El sujeto en cuestión es un tipo de mediana edad, gordo y de baja estatura que vive solo, es obsequioso en extremo, se abotona la camisa hasta el cuello y trabaja en una funeraria. Tiene rasgos obsesivos e infantiles que lo acercan a los personajes de las películas de Wes Anderson aunque no comparte la misma clase social de aquellos (la película sí comparte la disposición escenográfica y el uso de placas con intertítulos compuestos con parejo primor pero sin extremismo fetichista) y una sociabilidad tenaz y robótica similar a la de los personajes de los fakes de Christopher Guest (la película también se vale de testimonios, sólo que en este caso son verbalizados por testigos reales de la existencia del personaje extra cinematográfico). Su presencia cambia la vida de la comunidad y también la de la mujer más poderosa de esa comunidad.
Shirley McLaine es la viuda de un banquero que se hace cargo del negocio cuando este fallece. Es lo más parecido a una bruja que el cine ha dado en mucho tiempo. Pero una bruja humana, que es la peor clase de bruja que puede existir. Una mujer capaz de sacar de quicio a una persona con su manera de masticar y a una ciudad con la arbitrariedad en el manejo crediticio. Eso, sin embargo, parece capaz de ablandarse ante Bernie, a quien conoce durante el oficio funerario. ¿Hay intereses de por medio en la relación que establecen? ¿Cuáles de ellos son evidentes y cuáles no? ¿Qué lugar ocupa el espectador en el fuera de campo ético que se abre con la especulación a cámara de los vecinos sobre el vínculo? ¿Y a qué juego de identificaciones juega Linklater?
¿Toma partido a favor de la relación como lo hacía, por ejemplo, Fassbinder en La angustia corroe el alma?
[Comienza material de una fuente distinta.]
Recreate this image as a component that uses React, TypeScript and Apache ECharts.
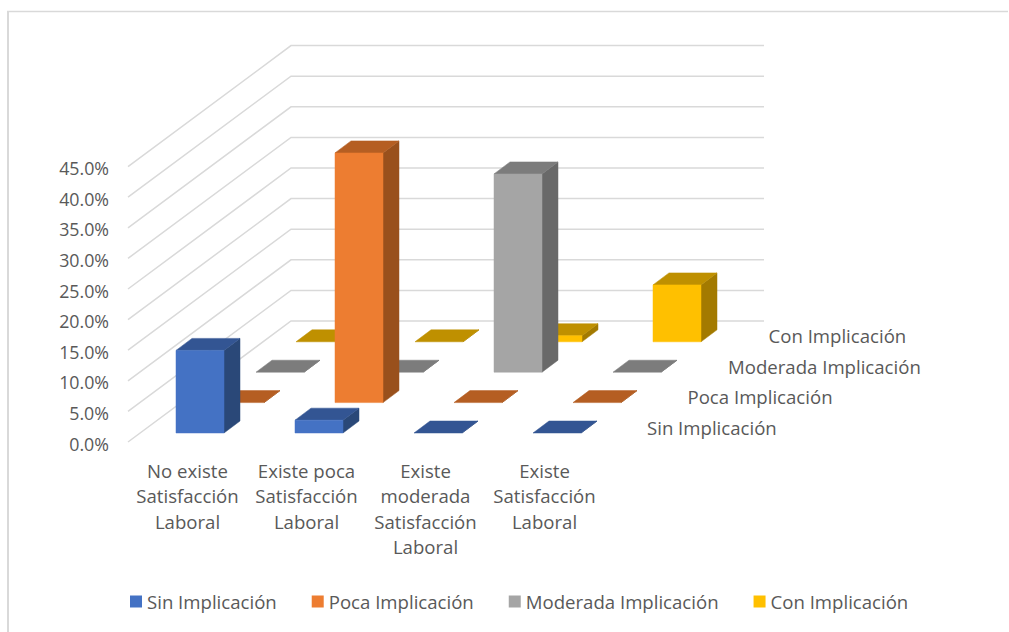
import React, { useEffect, useRef } from "react";
import * as echarts from "echarts";

const categories = [
  "No existe\nSatisfacción\nLaboral",
  "Existe poca\nSatisfacción\nLaboral",
  "Existe\nmoderada\nSatisfacción\nLaboral",
  "Existe\nSatisfacción\nLaboral",
];
const sinImplicacion = [13.5, 2.1, 0, 0];
const pocaImplicacion = [0, 40.8, 0, 0];
const moderadaImplicacion = [0, 0, 32.4, 0];
const conImplicacion = [0, 0, 1.0, 9.3];
const depthNames = ["Sin Implicación", "Poca Implicación", "Moderada Implicación", "Con Implicación"];
const yTicks = [0, 5, 10, 15, 20, 25, 30, 35, 40, 45];

const FONT = '"Open Sans", sans-serif';
const TEXT = "#595959";
const GRID_LINE = "#d9d9d9";
const LABEL_SIZE = 18.6;

// Oblique projection of the depth axis, in pixels
const ROW_DX = 40;
const ROW_DY = -30.4;
const WALL_DX = 163;
const WALL_DY = -121;
const BAR_W = 48;
const BAR_DX = 16;
const BAR_DY = -12;
const BAR_SHIFT_X = -11.5;
// The plot floor sits a little above the axis zero, where its tick label is centred
const FLOOR_LIFT = 1.5;
const BAR_SHIFT_Y = -9 - FLOOR_LIFT;

type Shades = { front: string; top: string; side: string };
const shades: Shades[] = [
  { front: "#4472C4", top: "#335593", side: "#2A4878" },
  { front: "#ED7D31", top: "#B55E22", side: "#99501C" },
  { front: "#A5A5A5", top: "#7C7C7C", side: "#696969" },
  { front: "#FFC000", top: "#BF9000", side: "#A37A00" },
];

function barSeries(row: number, values: number[]) {
  const c = shades[row];
  return {
    type: "custom",
    name: depthNames[row],
    coordinateSystem: "cartesian2d",
    z: 10 - row,
    itemStyle: { color: c.front },
    encode: { x: 0, y: 1 },
    data: values.map((v, i) => [i, v]),
    renderItem: (_: any, api: any) => {
      const base = api.coord([api.value(0), 0]);
      const head = api.coord([api.value(0), api.value(1)]);
      const x0 = base[0] + BAR_SHIFT_X + row * ROW_DX;
      const x1 = x0 + BAR_W;
      const yb = base[1] + BAR_SHIFT_Y + row * ROW_DY;
      const yt = yb - (base[1] - head[1]);
      const poly = (points: number[][], fill: string) => ({
        type: "polygon",
        shape: { points },
        style: { fill, stroke: fill, lineWidth: 0.5 },
      });
      return {
        type: "group",
        children: [
          poly([[x1, yb], [x1 + BAR_DX, yb + BAR_DY], [x1 + BAR_DX, yt + BAR_DY], [x1, yt]], c.side),
          poly([[x0, yt], [x1, yt], [x1 + BAR_DX, yt + BAR_DY], [x0 + BAR_DX, yt + BAR_DY]], c.top),
          ...(yb - yt > 0.5 ? [poly([[x0, yb], [x1, yb], [x1, yt], [x0, yt]], c.front)] : []),
        ],
      };
    },
  };
}

export default function App() {
  const ref = useRef<HTMLDivElement>(null);

  useEffect(() => {
    const chart = echarts.init(ref.current!, null, { renderer: "svg" });
    chart.setOption({
      animation: false,
      backgroundColor: "#ffffff",
      textStyle: { fontFamily: FONT },
      grid: { left: 128, top: 168.1, width: 476, height: 275.4 },
      xAxis: {
        type: "category",
        data: categories,
        axisLine: { show: false },
        axisTick: { show: false },
        splitLine: { show: false },
        axisLabel: {
          color: TEXT,
          fontFamily: FONT,
          fontSize: LABEL_SIZE,
          lineHeight: 25.5,
          margin: 14,
          interval: 0,
        },
      },
      yAxis: {
        type: "value",
        min: 0,
        max: 45,
        interval: 5,
        axisLine: { show: false },
        axisTick: { show: false },
        splitLine: { show: false },
        axisLabel: {
          color: TEXT,
          fontFamily: FONT,
          fontSize: 17.8,
          margin: 19,
          formatter: (v: number) => v.toFixed(1) + "%",
        },
      },
      legend: {
        data: depthNames,
        left: 130,
        top: 592,
        padding: 0,
        icon: "rect",
        itemWidth: 12,
        itemHeight: 12,
        itemGap: 35,
        selectedMode: false,
        textStyle: { color: TEXT, fontFamily: FONT, fontSize: LABEL_SIZE },
      },
      graphic: [
        { type: "line", shape: { x1: 8, y1: 11, x2: 8, y2: 632 }, style: { stroke: GRID_LINE, lineWidth: 2 } },
        { type: "line", shape: { x1: 7, y1: 11.5, x2: 1008, y2: 11.5 }, style: { stroke: GRID_LINE, lineWidth: 1.5 } },
      ],
      series: [
        {
          // Side and back walls: one bent gridline per tick
          type: "custom",
          name: "walls",
          coordinateSystem: "cartesian2d",
          silent: true,
          z: 1,
          data: yTicks.map((t) => [0, t]),
          encode: { x: 0, y: 1 },
          renderItem: (params: any, api: any) => {
            const p = api.coord([0, api.value(1)]);
            const left = params.coordSys.x;
            const frontY = p[1] - FLOOR_LIFT;
            const backX = left + WALL_DX;
            const backY = frontY + WALL_DY;
            return {
              type: "polyline",
              shape: { points: [[left, frontY], [backX, backY], [backX + 473, backY]] },
              style: { fill: "none", stroke: GRID_LINE, lineWidth: 1.5 },
            };
          },
        },
        barSeries(3, conImplicacion),
        barSeries(2, moderadaImplicacion),
        barSeries(1, pocaImplicacion),
        barSeries(0, sinImplicacion),
        {
          // Names along the depth axis, right of the last category
          type: "custom",
          name: "depth",
          coordinateSystem: "cartesian2d",
          silent: true,
          z: 11,
          data: depthNames.map((_, i) => [3, 0, i]),
          encode: { x: 0, y: 1 },
          renderItem: (_: any, api: any) => {
            const row = api.value(2);
            const p = api.coord([3, 0]);
            return {
              type: "text",
              x: p[0] + 102.5 + row * 40.5,
              y: p[1] - 15 - FLOOR_LIFT + row * ROW_DY,
              style: {
                text: depthNames[row],
                fill: TEXT,
                font: `${LABEL_SIZE}px ${FONT}`,
                textAlign: "left",
                textVerticalAlign: "middle",
              },
            };
          },
        },
      ],
    });
    return () => chart.dispose();
  }, []);

  return (
    <div
      ref={ref}
      style={{ position: "absolute", left: 0, top: 0, width: 1009, height: 632 }}
    />
  );
}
Algo de ese malestar radical provocado por la película del alemán en relación a uno mismo y a la sociedad en la que vivimos y a la que constituimos está presente en la meticulosa conducta del protagonista, en la extrema corrección formal, en el confort del medio ambiente, en el tempo impasible de escenas que no explotan, en la construcción de personajes deformes a los que, salvo en un caso, no se caricaturiza despectivamente ni se subestima. La excepción es, naturalmente en Linklater, aquel que quiere cumplir la ley motivado por un cinismo de vuelo rasante, en este caso el fiscal. Su imagen oscila entre lo desagradable y lo risible patético, pero hubiera funcionado mejor si Matthew McConauguey sobre actuara menos o con un grado mayor de aprecio hacia el personaje (responsabilidad compartida con el director).
Como pasa en las mejores películas, a medida que transcurre no queda certeza alguna en el que mira, y un lugar tan chato o troglodita como un pueblo chico de Texas es tan respetado por el cineasta como para hacer de él un micro cosmos filosófico insondable y, por momentos, hasta querible. No hay detrás de esta película esa mirada moral progresista de superioridad que a menudo pervierte los mejores postulados ético políticos. A escala humana, la cámara comparte lo que las vidas de esas personas tiene en común con las nuestras y se pregunta por lo que las diferencia, haciendo de ese espacio ignorado, de esa abertura, de esa distancia, un camino a recorrer, un abismo, un espejo. La secuencia de créditos depara unas cuantas sorpresas.